WHEREAS, this Amendment, together with the Plan, constitutes the entire Plan as amended to date.
 
NOW, THEREFORE, effective as of the Amendment Date, Section 14.1 of the Plan is hereby amended and restated in its entirety as follows:
 
“14.1            Amendment, Suspension or Termination of the Plan . Except as otherwise provided in this Section 14.1, the Plan may be wholly or partially amended or otherwise modified, suspended or terminated at any time or from time to time by the Board or the Committee. However, without approval of the Company’s stockholders given within twelve (12) months before or after the action by the Administrator, no action of the Administrator may, except as provided in Section 14.2, (i) increase the number of shares available under the Plan (other than adjustments as provided by Section 14.2) or increase the limits imposed in Section 3.1 or 3.3, (ii) permit the Administrator to grant Options with an exercise price that is below Fair Market Value on the date of grant, (iii) permit the Administrator to extend the exercise period for an Option beyond ten (10) years from the date of grant, (iv) reduce the price per share of any outstanding Option or Stock Appreciation Right granted under the Plan, or (v) cancel any Option or Stock Appreciation Right in exchange for cash or another Award when the Option or Stock Appreciation Right price per share exceeds the Fair Market Value of the underlying Shares. Except as provided in Section 14.10, no amendment, suspension or termination of the Plan shall, without the consent of the Holder, impair any rights or obligations under any Award theretofore granted or awarded, unless the Award itself otherwise expressly so provides.

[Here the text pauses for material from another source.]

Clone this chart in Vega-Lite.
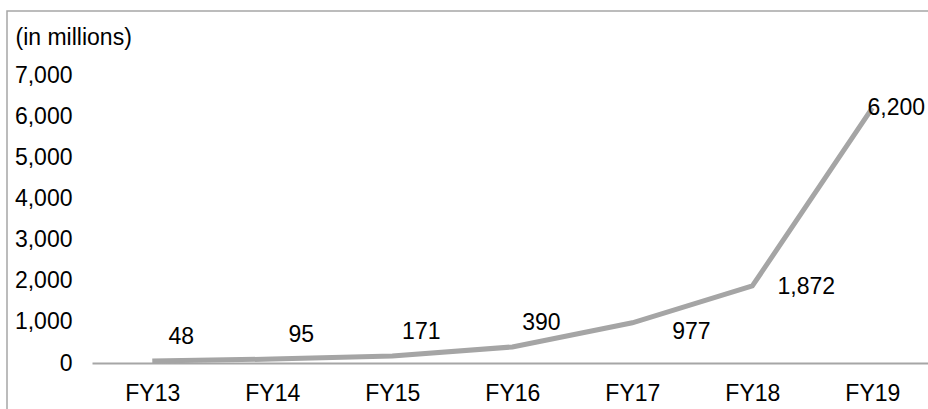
{
  "$schema": "https://vega.github.io/schema/vega-lite/v6.json",
  "autosize": {"type": "none"},
  "padding": {"left": 7, "top": 11, "right": 0, "bottom": 0},
  "width": 930,
  "height": 400,
  "background": "white",
  "config": {
    "view": {"stroke": "#a6a6a6", "strokeWidth": 1.5},
    "font": "Liberation Sans",
    "axis": {"grid": false, "labelFont": "Liberation Sans", "titleFont": "Liberation Sans", "labelColor": "#000000", "titleColor": "#000000"}
  },
  "data": {
    "values": [
      {"year": "FY13", "value": 48},
      {"year": "FY14", "value": 95},
      {"year": "FY15", "value": 171},
      {"year": "FY16", "value": 390},
      {"year": "FY17", "value": 977},
      {"year": "FY18", "value": 1872},
      {"year": "FY19", "value": 6200}
    ]
  },
  "encoding": {
    "x": {
      "field": "year",
      "type": "ordinal",
      "scale": {"type": "point", "range": [85, 921], "padding": 0.483, "align": 0.52},
      "axis": {
        "orient": "bottom",
        "offset": -48,
        "title": null,
        "labelAngle": 0,
        "labelFontSize": 23,
        "labelBaseline": "alphabetic",
        "labelPadding": 37,
        "ticks": false,
        "tickSize": 0,
        "domain": true,
        "domainColor": "#a6a6a6",
        "domainWidth": 2
      }
    },
    "y": {
      "field": "value",
      "type": "quantitative",
      "scale": {"domain": [0, 7000], "range": [352, 64], "nice": false, "zero": true},
      "axis": {
        "orient": "left",
        "offset": -65,
        "values": [0, 1000, 2000, 3000, 4000, 5000, 6000, 7000],
        "format": ",.0f",
        "labelFontSize": 23,
        "labelPadding": 0,
        "ticks": false,
        "tickSize": 0,
        "domain": false,
        "title": "(in millions)",
        "titleAngle": 0,
        "titleAlign": "left",
        "titleBaseline": "alphabetic",
        "titleFontSize": 23,
        "titleFontWeight": "normal",
        "titleX": -57,
        "titleY": 33
      }
    }
  },
  "layer": [
    {
      "mark": {"type": "line", "color": "#a5a5a5", "strokeWidth": 5}
    },
    {
      "transform": [{"filter": "datum.year == 'FY13' || datum.year == 'FY14' || datum.year == 'FY15' || datum.year == 'FY16'"}],
      "mark": {"type": "text", "fontSize": 23, "color": "#000000", "align": "center", "baseline": "middle", "dx": 29, "dy": -24},
      "encoding": {"text": {"field": "value", "type": "quantitative", "format": ",.0f"}}
    },
    {
      "transform": [{"filter": "datum.year == 'FY17'"}],
      "mark": {"type": "text", "fontSize": 23, "color": "#000000", "align": "center", "baseline": "middle", "dx": 59, "dy": 9},
      "encoding": {"text": {"field": "value", "type": "quantitative", "format": ",.0f"}}
    },
    {
      "transform": [{"filter": "datum.year == 'FY18'"}],
      "mark": {"type": "text", "fontSize": 23, "color": "#000000", "align": "center", "baseline": "middle", "dx": 54, "dy": 1},
      "encoding": {"text": {"field": "value", "type": "quantitative", "format": ",.0f"}}
    },
    {
      "transform": [{"filter": "datum.year == 'FY19'"}],
      "mark": {"type": "text", "fontSize": 23, "color": "#000000", "align": "center", "baseline": "middle", "dx": 24, "dy": 0},
      "encoding": {"text": {"field": "value", "type": "quantitative", "format": ",.0f"}}
    }
  ]
}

No Awards may be granted or awarded during any period of suspension or after termination of the Plan, and in no event may any Award be granted under the Plan after the tenth (10 th ) anniversary of the Effective Date.”
 
 
* * * * *
 
I hereby certify that the foregoing Amendment was adopted and approved by the Board of Directors of Coach, Inc. on September 19, 2014.
 
* * * * *
Executed as of this 19 th day of September 2014.